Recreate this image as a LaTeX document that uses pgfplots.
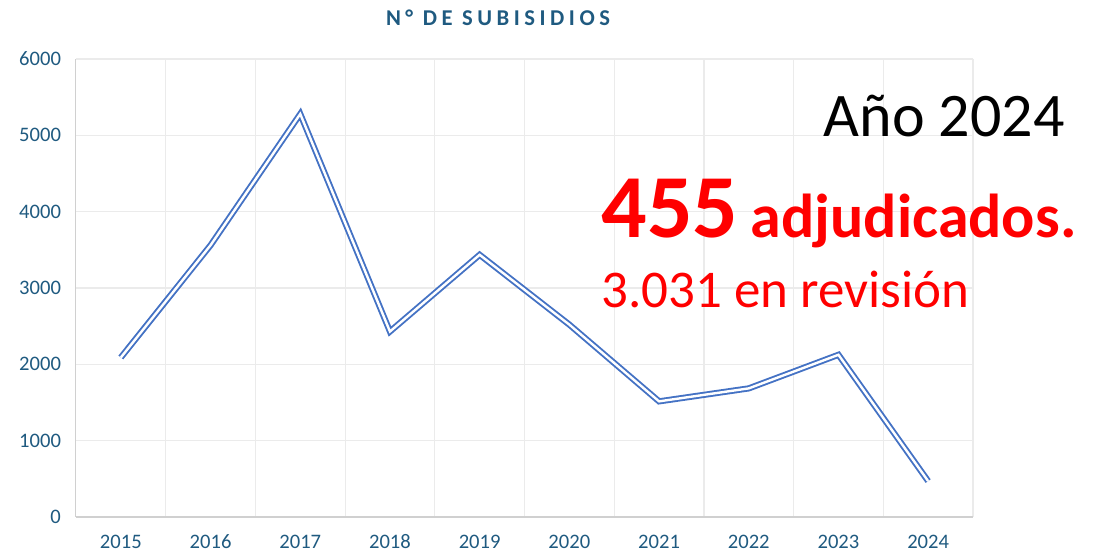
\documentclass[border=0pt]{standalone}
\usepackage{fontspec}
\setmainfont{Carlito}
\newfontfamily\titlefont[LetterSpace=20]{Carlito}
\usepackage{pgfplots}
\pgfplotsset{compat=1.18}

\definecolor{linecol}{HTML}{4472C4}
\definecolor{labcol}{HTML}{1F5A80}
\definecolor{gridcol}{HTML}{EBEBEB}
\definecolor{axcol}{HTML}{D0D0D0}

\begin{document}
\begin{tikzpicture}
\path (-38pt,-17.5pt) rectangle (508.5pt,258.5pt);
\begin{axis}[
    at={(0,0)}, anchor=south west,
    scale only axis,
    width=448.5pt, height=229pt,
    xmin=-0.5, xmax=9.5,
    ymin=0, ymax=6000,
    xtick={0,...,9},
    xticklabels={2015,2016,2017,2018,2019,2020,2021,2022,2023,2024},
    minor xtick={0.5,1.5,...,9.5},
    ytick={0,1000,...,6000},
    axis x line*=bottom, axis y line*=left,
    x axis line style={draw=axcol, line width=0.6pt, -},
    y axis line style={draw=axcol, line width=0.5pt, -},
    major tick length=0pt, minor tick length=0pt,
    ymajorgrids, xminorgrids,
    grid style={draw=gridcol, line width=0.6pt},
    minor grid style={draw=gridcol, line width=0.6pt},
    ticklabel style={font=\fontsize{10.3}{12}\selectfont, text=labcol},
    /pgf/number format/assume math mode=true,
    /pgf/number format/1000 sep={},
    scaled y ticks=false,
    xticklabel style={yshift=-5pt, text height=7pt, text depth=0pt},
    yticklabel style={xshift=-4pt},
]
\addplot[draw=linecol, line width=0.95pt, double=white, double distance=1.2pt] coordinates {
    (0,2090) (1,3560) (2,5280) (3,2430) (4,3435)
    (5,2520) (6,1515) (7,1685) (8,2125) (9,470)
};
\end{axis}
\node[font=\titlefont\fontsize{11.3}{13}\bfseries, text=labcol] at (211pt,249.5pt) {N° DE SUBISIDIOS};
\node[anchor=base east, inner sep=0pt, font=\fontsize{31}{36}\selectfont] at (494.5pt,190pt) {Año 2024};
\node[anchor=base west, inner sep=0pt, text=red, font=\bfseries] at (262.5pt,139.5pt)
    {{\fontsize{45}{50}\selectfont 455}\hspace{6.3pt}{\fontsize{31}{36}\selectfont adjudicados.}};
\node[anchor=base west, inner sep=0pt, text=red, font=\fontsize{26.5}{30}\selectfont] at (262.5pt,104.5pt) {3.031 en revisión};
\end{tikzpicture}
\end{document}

◆ ◆ ◆ ◆ ◆ ◆ ◆

- [Problem requirements]: Reproduce all of the material above word for word. Omit the pictures.

- [The output]:
Recreate this image as a LaTeX document that uses pgfplots.
\documentclass[border=0pt]{standalone}
\usepackage{fontspec}
\setmainfont{Carlito}
\newfontfamily\titlefont[LetterSpace=20]{Carlito}
\usepackage{pgfplots}
\pgfplotsset{compat=1.18}

\definecolor{linecol}{HTML}{4472C4}
\definecolor{labcol}{HTML}{1F5A80}
\definecolor{gridcol}{HTML}{EBEBEB}
\definecolor{axcol}{HTML}{D0D0D0}

\begin{document}
\begin{tikzpicture}
\path (-38pt,-17.5pt) rectangle (508.5pt,258.5pt);
\begin{axis}[
    at={(0,0)}, anchor=south west,
    scale only axis,
    width=448.5pt, height=229pt,
    xmin=-0.5, xmax=9.5,
    ymin=0, ymax=6000,
    xtick={0,...,9},
    xticklabels={2015,2016,2017,2018,2019,2020,2021,2022,2023,2024},
    minor xtick={0.5,1.5,...,9.5},
    ytick={0,1000,...,6000},
    axis x line*=bottom, axis y line*=left,
    x axis line style={draw=axcol, line width=0.6pt, -},
    y axis line style={draw=axcol, line width=0.5pt, -},
    major tick length=0pt, minor tick length=0pt,
    ymajorgrids, xminorgrids,
    grid style={draw=gridcol, line width=0.6pt},
    minor grid style={draw=gridcol, line width=0.6pt},
    ticklabel style={font=\fontsize{10.3}{12}\selectfont, text=labcol},
    /pgf/number format/assume math mode=true,
    /pgf/number format/1000 sep={},
    scaled y ticks=false,
    xticklabel style={yshift=-5pt, text height=7pt, text depth=0pt},
    yticklabel style={xshift=-4pt},
]
\addplot[draw=linecol, line width=0.95pt, double=white, double distance=1.2pt] coordinates {
    (0,2090) (1,3560) (2,5280) (3,2430) (4,3435)
    (5,2520) (6,1515) (7,1685) (8,2125) (9,470)
};
\end{axis}
\node[font=\titlefont\fontsize{11.3}{13}\bfseries, text=labcol] at (211pt,249.5pt) {N° DE SUBISIDIOS};
\node[anchor=base east, inner sep=0pt, font=\fontsize{31}{36}\selectfont] at (494.5pt,190pt) {Año 2024};
\node[anchor=base west, inner sep=0pt, text=red, font=\bfseries] at (262.5pt,139.5pt)
    {{\fontsize{45}{50}\selectfont 455}\hspace{6.3pt}{\fontsize{31}{36}\selectfont adjudicados.}};
\node[anchor=base west, inner sep=0pt, text=red, font=\fontsize{26.5}{30}\selectfont] at (262.5pt,104.5pt) {3.031 en revisión};
\end{tikzpicture}
\end{document}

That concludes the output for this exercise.